Chris Arnot interviews Ilan Pappe

‘I felt it was my duty to protest’

The Israeli historian, Ilan Pappe, tells Chris Arnot that speaking out for the Palestinians turned him into a pariah

Chris Arnot, The Guardian, 20 January 2009

For an academic to describe himself as “feeling for a while like public enemy No 1” suggests either an inflated ego or an incurable case of paranoia. Professor Ilan Pappe gives every appearance of suffering from neither. He is an amiable character with an engaging grin. By his own admission, he “likes to be liked”. Not a natural rebel then? “Certainly not,” he says.

Yet in 2005 and 2006, this Israeli son of German-Jewish emigrants found himself in the eye of a storm that would lead him to leave the country of his birth and seek sanctuary in the English west country.

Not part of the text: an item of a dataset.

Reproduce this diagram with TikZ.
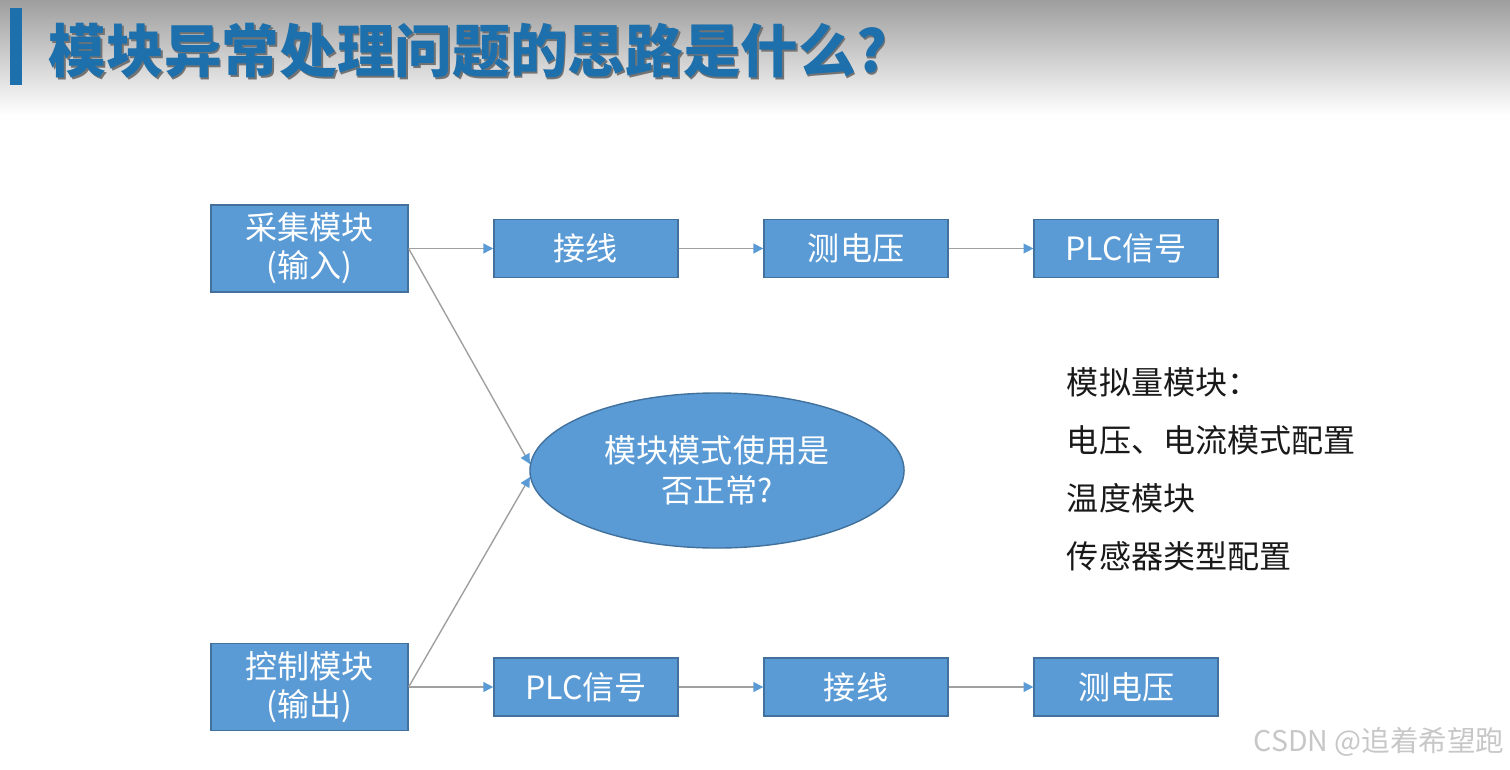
\documentclass[tikz,border=0pt]{standalone}
\usepackage{fontspec}
\setmainfont{Noto Sans CJK SC}
\usepackage{xcolor}
\usepackage{tikz}
\usetikzlibrary{shapes,shapes.geometric,positioning,arrows.meta}
\definecolor{boxblue}{RGB}{91,155,213}
\definecolor{boxedge}{RGB}{65,113,156}
\definecolor{titleblue}{RGB}{30,112,172}
\definecolor{linegray}{RGB}{160,160,160}
\definecolor{topgray}{RGB}{158,158,158}

\begin{document}
\begin{tikzpicture}[x=0.025cm,y=-0.025cm]
\tikzstyle{module}=[rectangle,draw=boxedge,fill=boxblue,line width=1pt,text=white,minimum width=4.92cm,minimum height=2.18cm,align=center,font=\fontsize{22.8}{27}\selectfont]
\tikzstyle{stepbox}=[rectangle,draw=boxedge,fill=boxblue,line width=1pt,text=white,minimum width=4.6cm,minimum height=1.45cm,font=\fontsize{22.8}{27}\selectfont]
\tikzstyle{flow}=[draw=linegray,line width=1pt,-{Triangle[length=7pt,width=7pt,color=boxblue]}]
\useasboundingbox (0,0) rectangle (1510,769);
% title bar
\shade[top color=topgray,bottom color=white] (0,0) rectangle (1510,115);
\fill[titleblue] (10,8) rectangle (22,85);
\node[anchor=west,text=black!55,font=\fontsize{41}{46}\selectfont\bfseries] (shadow) at (45.5,52.5) {模块异常处理问题的思路是什么?};
\node[anchor=west,text=titleblue,font=\fontsize{41}{46}\selectfont\bfseries] (title) at (44,51) {模块异常处理问题的思路是什么?};
% input row
\node[module] (caiji) at (309.5,248.5) {采集模块\\(输入)};
\node[stepbox,right of=caiji,xshift=5.91cm] (jx1) {接线};
\node[stepbox,right of=jx1,xshift=5.75cm] (dy1) {测电压};
\node[stepbox,right of=dy1,xshift=5.75cm] (plc1) {PLC信号};
% output row
\node[module] (kongzhi) at (309.5,687) {控制模块\\(输出)};
\node[stepbox,right of=kongzhi,xshift=5.91cm] (plc2) {PLC信号};
\node[stepbox,right of=plc2,xshift=5.75cm] (jx2) {接线};
\node[stepbox,right of=jx2,xshift=5.75cm] (dy2) {测电压};
% check node
\node[ellipse,draw=boxedge,fill=boxblue,line width=1pt,text=white,inner sep=0pt,minimum width=9.35cm,minimum height=3.875cm,align=center,font=\fontsize{22.8}{28.5}\selectfont] (mode) at (717,470.5) {模块模式使用是\\否正常?};
% arrows
\draw[flow] (caiji.east) -- (jx1.west);
\draw[flow] (jx1.east) -- (dy1.west);
\draw[flow] (dy1.east) -- (plc1.west);
\draw[flow] (kongzhi.east) -- (plc2.west);
\draw[flow] (plc2.east) -- (jx2.west);
\draw[flow] (jx2.east) -- (dy2.west);
\draw[flow] (caiji.east) -- (mode.178);
\draw[flow] (kongzhi.east) -- (mode.182);
% notes
\node[anchor=north west,align=left,text=black!90,font=\fontsize{22.8}{41.2}\selectfont] (notes) at (1062,363) {模拟量模块：\\电压、电流模式配置\\温度模块\\传感器类型配置};
\node[text=black!22,font=\fontsize{20.3}{24}\selectfont] (mark) at (1379,742) {CSDN @追着希望跑};
\end{tikzpicture}
\end{document}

He has been chair in the history department at Exeter University for the last 18 months. By the time he left the University of Haifa, he had been condemned in the Israeli parliament, the Knesset; the minister of education had publicly called for him to be sacked; and his pictures had appeared in the country’s biggest-selling newspaper at the centre of a target. Next to it, a popular columnist addressed his readers thus: “I’m not telling you to kill this person, but I shouldn’t be surprised if someone did.”